▸ What is required: The material below holds pictures; leave them out and reproduce exactly the lines from the one with "Write the Plotly code for this chart." through the one with "dot_w = [0.0042]", inclusive.

++++++++

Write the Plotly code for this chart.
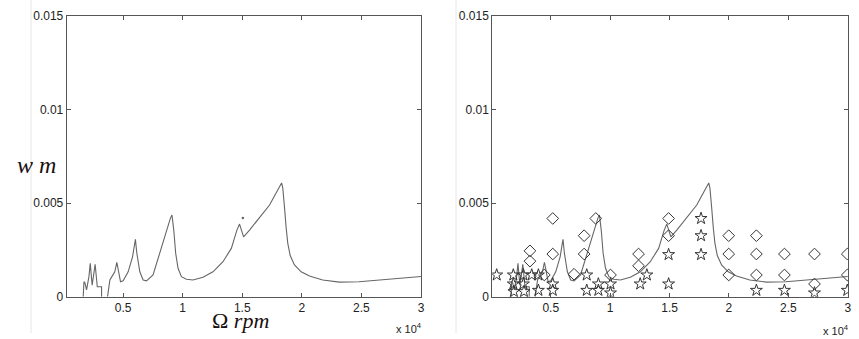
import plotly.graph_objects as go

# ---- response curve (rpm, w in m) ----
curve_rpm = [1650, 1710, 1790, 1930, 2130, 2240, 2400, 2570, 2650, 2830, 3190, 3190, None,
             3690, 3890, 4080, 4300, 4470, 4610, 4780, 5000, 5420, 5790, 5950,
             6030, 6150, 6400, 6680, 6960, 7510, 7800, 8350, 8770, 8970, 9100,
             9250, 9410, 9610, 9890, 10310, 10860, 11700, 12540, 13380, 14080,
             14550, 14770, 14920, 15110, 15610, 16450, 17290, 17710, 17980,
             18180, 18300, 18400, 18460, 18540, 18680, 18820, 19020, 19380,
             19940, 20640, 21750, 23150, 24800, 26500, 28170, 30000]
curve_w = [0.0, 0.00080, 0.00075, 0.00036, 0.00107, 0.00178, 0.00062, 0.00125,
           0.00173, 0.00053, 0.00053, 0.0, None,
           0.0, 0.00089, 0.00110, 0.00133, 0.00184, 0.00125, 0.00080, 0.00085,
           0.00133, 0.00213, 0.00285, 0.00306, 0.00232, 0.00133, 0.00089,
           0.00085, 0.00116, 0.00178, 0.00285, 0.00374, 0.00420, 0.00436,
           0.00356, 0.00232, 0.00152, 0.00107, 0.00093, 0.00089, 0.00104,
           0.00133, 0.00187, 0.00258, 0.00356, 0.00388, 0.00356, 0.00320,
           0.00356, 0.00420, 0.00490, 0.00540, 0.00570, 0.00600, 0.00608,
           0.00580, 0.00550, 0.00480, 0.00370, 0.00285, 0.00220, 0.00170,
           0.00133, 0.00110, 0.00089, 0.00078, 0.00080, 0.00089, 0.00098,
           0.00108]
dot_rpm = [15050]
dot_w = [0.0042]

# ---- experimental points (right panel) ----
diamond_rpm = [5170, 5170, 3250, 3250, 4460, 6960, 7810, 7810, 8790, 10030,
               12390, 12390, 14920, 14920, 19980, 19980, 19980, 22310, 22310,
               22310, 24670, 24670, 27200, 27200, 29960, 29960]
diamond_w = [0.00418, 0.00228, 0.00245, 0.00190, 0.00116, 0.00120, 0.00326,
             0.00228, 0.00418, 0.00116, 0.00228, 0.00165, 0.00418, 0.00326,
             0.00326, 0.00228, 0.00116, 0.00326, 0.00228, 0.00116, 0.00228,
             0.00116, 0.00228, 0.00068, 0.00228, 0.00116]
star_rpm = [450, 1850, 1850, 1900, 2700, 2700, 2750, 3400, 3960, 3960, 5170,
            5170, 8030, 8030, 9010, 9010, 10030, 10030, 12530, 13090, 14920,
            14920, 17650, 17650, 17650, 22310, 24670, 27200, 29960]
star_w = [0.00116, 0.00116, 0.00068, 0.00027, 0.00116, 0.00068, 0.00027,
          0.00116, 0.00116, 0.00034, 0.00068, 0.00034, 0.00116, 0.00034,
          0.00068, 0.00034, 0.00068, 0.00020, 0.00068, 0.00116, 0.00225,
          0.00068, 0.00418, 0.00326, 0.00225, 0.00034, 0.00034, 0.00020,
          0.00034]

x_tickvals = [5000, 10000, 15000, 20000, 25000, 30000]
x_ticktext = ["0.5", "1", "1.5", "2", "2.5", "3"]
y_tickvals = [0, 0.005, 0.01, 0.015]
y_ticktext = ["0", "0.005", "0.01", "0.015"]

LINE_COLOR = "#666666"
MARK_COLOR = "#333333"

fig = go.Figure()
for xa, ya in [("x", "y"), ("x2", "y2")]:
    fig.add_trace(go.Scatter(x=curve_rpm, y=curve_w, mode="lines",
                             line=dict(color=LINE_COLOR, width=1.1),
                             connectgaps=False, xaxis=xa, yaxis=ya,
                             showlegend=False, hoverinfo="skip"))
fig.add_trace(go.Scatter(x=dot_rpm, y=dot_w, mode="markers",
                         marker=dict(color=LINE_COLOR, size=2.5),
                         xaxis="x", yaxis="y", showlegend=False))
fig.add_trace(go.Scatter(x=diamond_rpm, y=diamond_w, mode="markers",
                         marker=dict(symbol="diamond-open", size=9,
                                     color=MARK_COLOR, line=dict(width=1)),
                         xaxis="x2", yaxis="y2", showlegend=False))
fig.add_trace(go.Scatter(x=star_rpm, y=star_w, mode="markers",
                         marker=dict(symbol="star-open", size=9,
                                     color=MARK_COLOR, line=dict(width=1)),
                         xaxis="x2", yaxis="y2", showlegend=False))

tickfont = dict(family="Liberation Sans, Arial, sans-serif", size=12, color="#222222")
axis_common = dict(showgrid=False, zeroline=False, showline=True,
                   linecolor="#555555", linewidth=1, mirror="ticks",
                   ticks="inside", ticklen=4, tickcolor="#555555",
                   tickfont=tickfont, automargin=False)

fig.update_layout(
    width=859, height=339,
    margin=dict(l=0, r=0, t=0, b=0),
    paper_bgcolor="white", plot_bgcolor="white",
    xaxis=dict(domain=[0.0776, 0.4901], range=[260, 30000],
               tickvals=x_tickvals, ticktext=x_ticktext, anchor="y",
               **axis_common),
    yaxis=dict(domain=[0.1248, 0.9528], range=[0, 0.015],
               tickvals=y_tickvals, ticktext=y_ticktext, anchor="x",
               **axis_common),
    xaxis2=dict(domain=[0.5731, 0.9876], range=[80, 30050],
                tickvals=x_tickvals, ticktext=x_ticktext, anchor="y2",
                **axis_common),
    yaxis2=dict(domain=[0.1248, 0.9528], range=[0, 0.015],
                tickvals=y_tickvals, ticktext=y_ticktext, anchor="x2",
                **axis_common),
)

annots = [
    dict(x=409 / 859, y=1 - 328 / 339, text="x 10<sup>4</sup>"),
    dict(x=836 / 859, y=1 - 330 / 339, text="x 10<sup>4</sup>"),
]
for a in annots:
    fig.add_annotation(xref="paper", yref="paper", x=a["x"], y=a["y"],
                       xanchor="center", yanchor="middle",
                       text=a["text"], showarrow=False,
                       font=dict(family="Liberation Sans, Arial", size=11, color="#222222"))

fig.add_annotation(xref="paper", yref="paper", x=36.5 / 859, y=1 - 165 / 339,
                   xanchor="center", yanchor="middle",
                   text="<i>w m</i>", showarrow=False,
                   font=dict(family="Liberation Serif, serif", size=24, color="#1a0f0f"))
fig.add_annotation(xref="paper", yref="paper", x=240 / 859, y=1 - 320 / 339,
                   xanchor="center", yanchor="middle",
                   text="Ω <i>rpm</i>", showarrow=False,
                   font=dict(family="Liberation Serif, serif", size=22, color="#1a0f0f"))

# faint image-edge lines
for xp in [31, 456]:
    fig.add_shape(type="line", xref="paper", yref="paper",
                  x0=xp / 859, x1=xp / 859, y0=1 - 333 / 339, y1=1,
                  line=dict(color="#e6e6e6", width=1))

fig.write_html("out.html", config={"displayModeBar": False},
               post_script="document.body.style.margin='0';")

++++++++

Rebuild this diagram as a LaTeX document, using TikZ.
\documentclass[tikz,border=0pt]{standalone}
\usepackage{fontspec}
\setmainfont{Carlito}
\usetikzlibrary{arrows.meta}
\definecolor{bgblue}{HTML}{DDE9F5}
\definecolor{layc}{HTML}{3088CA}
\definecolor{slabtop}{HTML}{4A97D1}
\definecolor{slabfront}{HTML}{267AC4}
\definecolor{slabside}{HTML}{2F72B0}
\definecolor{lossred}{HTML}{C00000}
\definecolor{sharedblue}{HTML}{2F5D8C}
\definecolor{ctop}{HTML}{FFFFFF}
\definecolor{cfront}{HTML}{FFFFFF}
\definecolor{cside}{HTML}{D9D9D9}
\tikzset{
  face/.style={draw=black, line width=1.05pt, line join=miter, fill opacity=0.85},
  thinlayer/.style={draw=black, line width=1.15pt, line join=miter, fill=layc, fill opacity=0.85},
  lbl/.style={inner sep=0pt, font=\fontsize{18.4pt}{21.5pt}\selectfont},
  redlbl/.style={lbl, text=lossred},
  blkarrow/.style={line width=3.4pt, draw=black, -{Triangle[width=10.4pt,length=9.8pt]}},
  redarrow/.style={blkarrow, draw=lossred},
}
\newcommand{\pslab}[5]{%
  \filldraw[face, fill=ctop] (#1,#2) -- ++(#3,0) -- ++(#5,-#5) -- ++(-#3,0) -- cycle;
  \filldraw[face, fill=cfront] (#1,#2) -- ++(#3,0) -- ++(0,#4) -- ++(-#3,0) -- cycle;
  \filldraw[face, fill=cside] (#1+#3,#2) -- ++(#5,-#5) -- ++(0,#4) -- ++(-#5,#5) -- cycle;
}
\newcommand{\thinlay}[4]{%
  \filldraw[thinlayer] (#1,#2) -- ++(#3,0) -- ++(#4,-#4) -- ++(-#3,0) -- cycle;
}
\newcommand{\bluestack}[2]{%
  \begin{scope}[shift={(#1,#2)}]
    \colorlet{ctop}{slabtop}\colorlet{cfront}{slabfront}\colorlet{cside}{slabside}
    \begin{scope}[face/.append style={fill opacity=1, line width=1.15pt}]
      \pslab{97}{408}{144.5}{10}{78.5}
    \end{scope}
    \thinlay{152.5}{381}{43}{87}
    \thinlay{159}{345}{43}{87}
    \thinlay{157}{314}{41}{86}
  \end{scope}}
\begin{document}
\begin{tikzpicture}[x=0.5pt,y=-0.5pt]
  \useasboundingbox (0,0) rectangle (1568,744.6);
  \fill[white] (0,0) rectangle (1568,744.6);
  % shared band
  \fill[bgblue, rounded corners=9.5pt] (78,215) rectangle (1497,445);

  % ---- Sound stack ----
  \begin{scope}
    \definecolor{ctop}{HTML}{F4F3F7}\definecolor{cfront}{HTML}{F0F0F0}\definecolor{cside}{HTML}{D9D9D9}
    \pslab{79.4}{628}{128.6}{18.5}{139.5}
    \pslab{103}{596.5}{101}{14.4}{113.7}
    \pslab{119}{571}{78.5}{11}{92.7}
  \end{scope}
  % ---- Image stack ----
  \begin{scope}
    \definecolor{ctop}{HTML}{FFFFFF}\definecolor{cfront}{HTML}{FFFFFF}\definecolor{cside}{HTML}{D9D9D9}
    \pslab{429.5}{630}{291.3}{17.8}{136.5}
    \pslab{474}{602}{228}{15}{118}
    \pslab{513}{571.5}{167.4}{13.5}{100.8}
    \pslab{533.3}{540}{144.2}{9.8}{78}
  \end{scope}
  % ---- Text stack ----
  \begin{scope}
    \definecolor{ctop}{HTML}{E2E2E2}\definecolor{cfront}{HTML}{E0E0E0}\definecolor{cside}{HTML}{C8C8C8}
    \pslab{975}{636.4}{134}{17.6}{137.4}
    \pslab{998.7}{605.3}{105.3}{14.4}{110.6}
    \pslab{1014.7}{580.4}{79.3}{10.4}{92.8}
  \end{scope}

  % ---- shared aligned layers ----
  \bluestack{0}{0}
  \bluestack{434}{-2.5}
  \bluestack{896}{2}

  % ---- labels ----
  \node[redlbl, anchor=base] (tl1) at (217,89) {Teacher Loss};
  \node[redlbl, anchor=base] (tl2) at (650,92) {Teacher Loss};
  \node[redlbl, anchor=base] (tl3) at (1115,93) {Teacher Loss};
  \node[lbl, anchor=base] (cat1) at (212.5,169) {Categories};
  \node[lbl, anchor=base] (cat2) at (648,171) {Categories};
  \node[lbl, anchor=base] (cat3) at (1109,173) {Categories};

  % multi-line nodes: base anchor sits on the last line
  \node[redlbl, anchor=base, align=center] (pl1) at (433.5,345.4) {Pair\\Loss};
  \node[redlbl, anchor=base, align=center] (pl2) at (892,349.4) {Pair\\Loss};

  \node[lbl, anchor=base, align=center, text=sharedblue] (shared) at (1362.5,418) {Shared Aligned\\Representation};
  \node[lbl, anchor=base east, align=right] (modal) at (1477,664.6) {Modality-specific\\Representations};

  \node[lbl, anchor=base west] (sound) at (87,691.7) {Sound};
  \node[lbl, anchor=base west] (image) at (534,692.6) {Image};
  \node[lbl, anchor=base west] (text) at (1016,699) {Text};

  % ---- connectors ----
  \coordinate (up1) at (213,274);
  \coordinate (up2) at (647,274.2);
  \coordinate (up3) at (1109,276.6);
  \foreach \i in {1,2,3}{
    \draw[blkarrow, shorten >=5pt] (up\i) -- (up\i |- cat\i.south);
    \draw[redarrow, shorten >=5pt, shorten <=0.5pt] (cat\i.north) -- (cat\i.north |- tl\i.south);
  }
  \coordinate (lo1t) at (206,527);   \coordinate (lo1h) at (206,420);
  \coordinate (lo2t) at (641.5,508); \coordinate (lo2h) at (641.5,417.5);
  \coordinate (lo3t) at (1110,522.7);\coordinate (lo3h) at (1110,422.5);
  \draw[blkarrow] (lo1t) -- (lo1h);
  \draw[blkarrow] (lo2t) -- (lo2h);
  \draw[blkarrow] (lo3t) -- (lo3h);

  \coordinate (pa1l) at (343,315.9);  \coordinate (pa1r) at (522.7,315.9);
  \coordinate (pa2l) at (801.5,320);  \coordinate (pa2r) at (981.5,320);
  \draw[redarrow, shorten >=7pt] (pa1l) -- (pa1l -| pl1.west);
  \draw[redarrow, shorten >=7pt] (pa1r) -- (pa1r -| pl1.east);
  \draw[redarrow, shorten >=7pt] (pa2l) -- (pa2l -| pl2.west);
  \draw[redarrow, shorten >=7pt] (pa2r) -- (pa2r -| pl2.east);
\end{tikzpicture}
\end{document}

++++++++

▸ Exercise response:
Write the Plotly code for this chart.
import plotly.graph_objects as go

# ---- response curve (rpm, w in m) ----
curve_rpm = [1650, 1710, 1790, 1930, 2130, 2240, 2400, 2570, 2650, 2830, 3190, 3190, None,
             3690, 3890, 4080, 4300, 4470, 4610, 4780, 5000, 5420, 5790, 5950,
             6030, 6150, 6400, 6680, 6960, 7510, 7800, 8350, 8770, 8970, 9100,
             9250, 9410, 9610, 9890, 10310, 10860, 11700, 12540, 13380, 14080,
             14550, 14770, 14920, 15110, 15610, 16450, 17290, 17710, 17980,
             18180, 18300, 18400, 18460, 18540, 18680, 18820, 19020, 19380,
             19940, 20640, 21750, 23150, 24800, 26500, 28170, 30000]
curve_w = [0.0, 0.00080, 0.00075, 0.00036, 0.00107, 0.00178, 0.00062, 0.00125,
           0.00173, 0.00053, 0.00053, 0.0, None,
           0.0, 0.00089, 0.00110, 0.00133, 0.00184, 0.00125, 0.00080, 0.00085,
           0.00133, 0.00213, 0.00285, 0.00306, 0.00232, 0.00133, 0.00089,
           0.00085, 0.00116, 0.00178, 0.00285, 0.00374, 0.00420, 0.00436,
           0.00356, 0.00232, 0.00152, 0.00107, 0.00093, 0.00089, 0.00104,
           0.00133, 0.00187, 0.00258, 0.00356, 0.00388, 0.00356, 0.00320,
           0.00356, 0.00420, 0.00490, 0.00540, 0.00570, 0.00600, 0.00608,
           0.00580, 0.00550, 0.00480, 0.00370, 0.00285, 0.00220, 0.00170,
           0.00133, 0.00110, 0.00089, 0.00078, 0.00080, 0.00089, 0.00098,
           0.00108]
dot_rpm = [15050]
dot_w = [0.0042]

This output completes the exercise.